Exercise input:

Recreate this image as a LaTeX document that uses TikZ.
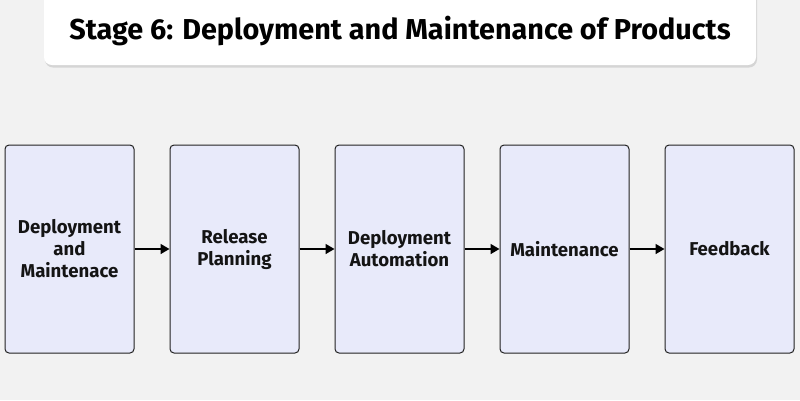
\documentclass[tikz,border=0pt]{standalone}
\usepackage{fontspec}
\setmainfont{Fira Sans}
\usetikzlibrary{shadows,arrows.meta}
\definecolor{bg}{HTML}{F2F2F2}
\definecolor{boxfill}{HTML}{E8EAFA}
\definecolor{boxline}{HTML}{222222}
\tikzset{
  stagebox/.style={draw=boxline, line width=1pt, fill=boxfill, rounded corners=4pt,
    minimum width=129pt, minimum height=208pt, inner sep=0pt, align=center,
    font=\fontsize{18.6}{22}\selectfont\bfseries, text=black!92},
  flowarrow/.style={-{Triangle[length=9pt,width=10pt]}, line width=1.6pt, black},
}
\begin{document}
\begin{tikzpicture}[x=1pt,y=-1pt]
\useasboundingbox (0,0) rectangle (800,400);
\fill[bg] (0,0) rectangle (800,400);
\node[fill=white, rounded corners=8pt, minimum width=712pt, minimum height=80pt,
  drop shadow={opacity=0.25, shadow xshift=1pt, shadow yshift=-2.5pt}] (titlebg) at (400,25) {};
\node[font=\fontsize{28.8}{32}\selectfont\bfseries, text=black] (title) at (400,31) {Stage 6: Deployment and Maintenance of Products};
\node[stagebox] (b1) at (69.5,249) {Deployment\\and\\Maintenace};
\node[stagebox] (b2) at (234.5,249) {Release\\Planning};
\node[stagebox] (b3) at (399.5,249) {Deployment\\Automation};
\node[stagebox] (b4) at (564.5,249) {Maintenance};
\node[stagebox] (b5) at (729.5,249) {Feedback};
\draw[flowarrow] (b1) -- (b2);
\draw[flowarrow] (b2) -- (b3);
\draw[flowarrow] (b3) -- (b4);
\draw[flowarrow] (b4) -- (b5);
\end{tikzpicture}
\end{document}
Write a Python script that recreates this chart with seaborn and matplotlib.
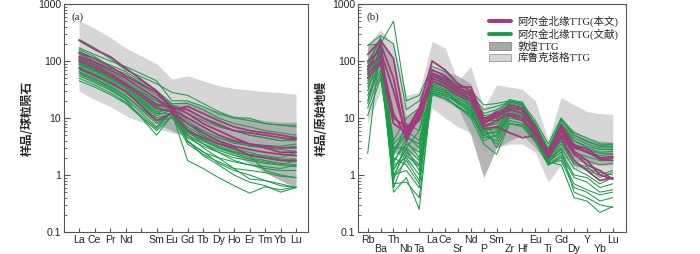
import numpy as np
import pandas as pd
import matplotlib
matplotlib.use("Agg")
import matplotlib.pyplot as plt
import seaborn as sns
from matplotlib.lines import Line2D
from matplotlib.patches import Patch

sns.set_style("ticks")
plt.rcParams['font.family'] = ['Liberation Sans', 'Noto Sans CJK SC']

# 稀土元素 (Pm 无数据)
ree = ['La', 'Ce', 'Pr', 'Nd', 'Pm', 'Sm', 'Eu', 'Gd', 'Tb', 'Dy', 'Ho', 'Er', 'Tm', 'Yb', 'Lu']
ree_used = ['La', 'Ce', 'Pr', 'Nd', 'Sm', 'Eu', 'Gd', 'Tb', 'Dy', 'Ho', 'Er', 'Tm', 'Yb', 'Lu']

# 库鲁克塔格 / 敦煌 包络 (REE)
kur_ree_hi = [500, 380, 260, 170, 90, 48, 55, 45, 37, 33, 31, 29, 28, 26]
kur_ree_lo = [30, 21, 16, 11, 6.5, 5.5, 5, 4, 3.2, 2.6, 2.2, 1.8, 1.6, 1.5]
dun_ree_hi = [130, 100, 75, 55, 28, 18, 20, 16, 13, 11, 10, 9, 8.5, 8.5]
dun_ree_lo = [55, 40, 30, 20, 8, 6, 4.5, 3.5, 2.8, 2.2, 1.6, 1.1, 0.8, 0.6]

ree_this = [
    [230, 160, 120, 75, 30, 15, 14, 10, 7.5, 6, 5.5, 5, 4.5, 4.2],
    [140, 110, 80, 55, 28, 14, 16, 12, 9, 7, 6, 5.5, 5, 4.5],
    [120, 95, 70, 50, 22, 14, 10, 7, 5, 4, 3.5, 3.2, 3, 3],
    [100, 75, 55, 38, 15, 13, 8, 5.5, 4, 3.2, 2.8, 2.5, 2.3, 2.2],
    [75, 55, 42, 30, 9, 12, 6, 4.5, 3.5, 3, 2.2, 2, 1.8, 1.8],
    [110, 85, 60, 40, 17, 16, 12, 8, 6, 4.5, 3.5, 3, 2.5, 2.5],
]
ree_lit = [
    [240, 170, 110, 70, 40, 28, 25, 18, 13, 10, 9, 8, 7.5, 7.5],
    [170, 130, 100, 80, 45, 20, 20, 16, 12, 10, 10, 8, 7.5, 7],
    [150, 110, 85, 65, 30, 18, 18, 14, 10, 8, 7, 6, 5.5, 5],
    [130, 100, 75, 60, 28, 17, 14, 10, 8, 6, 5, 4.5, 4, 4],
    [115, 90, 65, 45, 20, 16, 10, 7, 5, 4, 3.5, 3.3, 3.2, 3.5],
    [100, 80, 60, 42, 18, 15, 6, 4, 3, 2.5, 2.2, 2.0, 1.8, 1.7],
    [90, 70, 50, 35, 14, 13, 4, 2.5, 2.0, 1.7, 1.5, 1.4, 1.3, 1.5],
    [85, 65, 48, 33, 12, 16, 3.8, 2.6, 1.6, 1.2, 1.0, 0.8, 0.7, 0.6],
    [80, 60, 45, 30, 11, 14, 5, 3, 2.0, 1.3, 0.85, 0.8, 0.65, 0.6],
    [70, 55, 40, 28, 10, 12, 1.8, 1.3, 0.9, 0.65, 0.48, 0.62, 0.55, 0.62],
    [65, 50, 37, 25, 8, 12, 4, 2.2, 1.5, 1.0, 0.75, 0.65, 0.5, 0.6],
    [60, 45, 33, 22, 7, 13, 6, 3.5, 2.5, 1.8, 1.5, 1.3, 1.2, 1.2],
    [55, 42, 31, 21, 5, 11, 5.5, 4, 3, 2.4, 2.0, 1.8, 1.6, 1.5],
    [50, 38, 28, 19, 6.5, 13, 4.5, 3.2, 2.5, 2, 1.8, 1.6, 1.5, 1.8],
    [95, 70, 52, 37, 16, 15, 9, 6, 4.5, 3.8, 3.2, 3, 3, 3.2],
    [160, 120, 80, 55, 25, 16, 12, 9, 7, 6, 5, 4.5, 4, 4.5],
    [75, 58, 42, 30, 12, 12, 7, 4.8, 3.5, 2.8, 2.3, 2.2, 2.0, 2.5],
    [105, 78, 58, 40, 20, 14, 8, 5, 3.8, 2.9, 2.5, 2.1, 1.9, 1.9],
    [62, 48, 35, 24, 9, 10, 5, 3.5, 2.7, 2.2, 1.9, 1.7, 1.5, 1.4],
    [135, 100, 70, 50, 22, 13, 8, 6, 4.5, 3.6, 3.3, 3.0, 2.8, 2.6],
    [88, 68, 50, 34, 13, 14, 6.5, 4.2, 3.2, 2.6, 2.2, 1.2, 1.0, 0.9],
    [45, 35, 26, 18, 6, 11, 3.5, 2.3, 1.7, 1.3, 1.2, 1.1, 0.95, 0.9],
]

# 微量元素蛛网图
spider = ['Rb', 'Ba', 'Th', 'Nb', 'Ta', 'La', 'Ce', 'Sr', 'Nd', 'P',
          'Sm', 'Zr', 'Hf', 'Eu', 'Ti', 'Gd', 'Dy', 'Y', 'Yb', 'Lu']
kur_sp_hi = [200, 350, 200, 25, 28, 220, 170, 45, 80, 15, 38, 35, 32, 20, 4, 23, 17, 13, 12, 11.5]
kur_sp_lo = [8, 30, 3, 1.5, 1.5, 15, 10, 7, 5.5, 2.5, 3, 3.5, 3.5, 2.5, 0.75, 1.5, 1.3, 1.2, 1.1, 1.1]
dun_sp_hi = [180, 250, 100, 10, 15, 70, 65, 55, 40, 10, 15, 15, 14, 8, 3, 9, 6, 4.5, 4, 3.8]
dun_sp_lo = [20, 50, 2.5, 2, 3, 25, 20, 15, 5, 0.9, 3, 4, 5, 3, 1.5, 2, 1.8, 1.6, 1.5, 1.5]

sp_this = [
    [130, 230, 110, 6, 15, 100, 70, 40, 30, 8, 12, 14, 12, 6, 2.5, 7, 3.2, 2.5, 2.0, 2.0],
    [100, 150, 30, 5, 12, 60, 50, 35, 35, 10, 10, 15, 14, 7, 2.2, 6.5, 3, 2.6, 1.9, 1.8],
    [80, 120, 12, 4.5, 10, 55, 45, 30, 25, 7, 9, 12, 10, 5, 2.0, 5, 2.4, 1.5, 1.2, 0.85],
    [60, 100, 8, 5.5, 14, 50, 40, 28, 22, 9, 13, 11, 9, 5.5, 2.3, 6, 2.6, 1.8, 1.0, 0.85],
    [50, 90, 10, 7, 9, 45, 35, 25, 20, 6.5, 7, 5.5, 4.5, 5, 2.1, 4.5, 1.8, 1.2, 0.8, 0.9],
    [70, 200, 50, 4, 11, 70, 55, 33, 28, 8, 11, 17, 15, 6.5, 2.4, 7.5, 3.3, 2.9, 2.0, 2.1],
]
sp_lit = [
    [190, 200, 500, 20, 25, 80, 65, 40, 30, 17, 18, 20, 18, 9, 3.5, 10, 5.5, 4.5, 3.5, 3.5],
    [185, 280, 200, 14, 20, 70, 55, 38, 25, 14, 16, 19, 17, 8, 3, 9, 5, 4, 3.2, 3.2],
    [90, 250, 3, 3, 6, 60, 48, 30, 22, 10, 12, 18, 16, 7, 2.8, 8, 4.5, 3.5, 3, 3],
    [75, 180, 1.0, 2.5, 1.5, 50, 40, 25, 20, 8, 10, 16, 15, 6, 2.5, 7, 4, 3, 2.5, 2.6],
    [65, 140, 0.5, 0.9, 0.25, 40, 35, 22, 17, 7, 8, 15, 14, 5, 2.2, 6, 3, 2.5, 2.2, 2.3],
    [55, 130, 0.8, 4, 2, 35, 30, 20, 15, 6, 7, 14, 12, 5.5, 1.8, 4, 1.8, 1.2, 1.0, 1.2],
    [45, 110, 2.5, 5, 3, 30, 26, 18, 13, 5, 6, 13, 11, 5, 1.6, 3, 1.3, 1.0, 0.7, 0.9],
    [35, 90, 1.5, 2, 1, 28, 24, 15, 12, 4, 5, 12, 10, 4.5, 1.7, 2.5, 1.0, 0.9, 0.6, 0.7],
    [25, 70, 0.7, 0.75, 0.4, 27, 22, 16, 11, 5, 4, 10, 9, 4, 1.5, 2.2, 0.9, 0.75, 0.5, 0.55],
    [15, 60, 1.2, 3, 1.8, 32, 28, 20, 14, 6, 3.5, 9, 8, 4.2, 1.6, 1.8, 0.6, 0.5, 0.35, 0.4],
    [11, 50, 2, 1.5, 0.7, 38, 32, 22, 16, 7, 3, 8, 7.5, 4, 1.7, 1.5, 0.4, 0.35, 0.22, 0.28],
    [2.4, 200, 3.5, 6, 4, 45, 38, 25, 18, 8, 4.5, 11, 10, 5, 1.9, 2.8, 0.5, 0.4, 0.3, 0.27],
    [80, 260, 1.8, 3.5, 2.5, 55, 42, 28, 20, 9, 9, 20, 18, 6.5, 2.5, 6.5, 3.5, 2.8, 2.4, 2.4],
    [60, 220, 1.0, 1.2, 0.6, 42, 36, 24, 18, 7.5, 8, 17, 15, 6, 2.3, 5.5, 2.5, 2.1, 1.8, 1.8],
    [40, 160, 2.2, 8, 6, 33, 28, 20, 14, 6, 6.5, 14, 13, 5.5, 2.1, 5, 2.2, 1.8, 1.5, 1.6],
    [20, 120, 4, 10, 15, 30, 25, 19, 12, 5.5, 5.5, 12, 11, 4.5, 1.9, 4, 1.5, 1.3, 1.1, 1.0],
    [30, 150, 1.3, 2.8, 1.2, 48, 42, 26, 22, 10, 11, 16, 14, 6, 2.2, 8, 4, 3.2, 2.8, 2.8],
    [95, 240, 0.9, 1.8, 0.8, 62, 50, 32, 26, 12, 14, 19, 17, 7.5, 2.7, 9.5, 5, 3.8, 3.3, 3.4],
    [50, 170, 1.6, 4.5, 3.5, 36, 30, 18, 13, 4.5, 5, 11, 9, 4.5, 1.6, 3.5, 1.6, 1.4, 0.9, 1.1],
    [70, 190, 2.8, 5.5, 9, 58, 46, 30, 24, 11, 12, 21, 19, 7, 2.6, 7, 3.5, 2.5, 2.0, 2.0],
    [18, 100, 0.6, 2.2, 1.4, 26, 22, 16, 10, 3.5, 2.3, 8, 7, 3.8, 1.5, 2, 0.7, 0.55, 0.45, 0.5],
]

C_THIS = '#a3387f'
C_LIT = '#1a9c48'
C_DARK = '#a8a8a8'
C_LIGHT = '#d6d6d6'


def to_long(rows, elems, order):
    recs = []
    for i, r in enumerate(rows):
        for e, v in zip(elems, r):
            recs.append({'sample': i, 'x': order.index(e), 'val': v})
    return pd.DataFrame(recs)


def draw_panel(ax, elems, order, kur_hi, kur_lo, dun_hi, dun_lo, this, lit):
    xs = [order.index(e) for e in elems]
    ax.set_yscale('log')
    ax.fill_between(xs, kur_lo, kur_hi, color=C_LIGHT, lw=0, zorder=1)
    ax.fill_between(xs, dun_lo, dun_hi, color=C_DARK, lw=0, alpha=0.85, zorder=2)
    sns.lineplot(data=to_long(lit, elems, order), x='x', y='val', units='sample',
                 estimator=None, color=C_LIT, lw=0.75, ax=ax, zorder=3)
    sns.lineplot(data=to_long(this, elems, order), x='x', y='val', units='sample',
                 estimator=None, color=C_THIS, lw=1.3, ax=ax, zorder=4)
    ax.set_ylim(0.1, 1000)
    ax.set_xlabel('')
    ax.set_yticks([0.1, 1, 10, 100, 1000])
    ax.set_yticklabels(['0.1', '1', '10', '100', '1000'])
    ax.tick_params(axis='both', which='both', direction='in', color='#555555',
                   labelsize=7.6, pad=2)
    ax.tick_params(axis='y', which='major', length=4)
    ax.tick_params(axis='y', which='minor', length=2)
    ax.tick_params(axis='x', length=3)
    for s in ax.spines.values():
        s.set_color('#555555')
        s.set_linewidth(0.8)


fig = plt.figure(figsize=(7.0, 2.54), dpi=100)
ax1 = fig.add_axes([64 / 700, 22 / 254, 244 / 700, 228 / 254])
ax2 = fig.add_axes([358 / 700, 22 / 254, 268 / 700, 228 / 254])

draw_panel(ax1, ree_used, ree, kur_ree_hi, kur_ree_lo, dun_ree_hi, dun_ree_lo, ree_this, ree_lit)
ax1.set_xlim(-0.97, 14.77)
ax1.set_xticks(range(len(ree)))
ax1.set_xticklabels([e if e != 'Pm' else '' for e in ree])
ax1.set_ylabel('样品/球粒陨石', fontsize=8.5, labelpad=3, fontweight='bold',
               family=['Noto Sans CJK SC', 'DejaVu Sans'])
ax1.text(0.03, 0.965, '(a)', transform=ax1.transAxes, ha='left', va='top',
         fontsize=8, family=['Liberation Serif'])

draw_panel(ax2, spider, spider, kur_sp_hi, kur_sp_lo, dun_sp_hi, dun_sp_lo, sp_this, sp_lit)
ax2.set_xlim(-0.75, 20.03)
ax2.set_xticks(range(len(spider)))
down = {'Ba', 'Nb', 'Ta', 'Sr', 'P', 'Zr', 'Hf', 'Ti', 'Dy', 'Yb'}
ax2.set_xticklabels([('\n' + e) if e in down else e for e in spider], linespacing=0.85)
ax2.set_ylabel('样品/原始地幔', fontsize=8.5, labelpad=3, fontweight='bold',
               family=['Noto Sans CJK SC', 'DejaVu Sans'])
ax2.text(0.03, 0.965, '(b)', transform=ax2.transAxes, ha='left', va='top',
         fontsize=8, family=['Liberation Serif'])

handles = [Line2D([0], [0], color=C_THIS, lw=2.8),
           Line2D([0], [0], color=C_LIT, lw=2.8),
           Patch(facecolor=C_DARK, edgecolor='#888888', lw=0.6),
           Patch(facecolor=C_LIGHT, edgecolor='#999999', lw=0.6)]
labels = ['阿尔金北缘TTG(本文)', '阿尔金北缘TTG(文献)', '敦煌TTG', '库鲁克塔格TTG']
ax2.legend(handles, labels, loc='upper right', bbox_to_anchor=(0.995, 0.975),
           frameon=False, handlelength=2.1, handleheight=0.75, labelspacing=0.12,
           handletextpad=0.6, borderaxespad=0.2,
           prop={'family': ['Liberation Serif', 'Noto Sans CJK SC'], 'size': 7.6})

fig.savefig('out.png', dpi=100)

Exercise goal: Search the records above for the string "matplotlib". Copy every line that contains it.

The reply:
Write a Python script that recreates this chart with seaborn and matplotlib.
import matplotlib
matplotlib.use("Agg")
import matplotlib.pyplot as plt
from matplotlib.lines import Line2D
from matplotlib.patches import Patch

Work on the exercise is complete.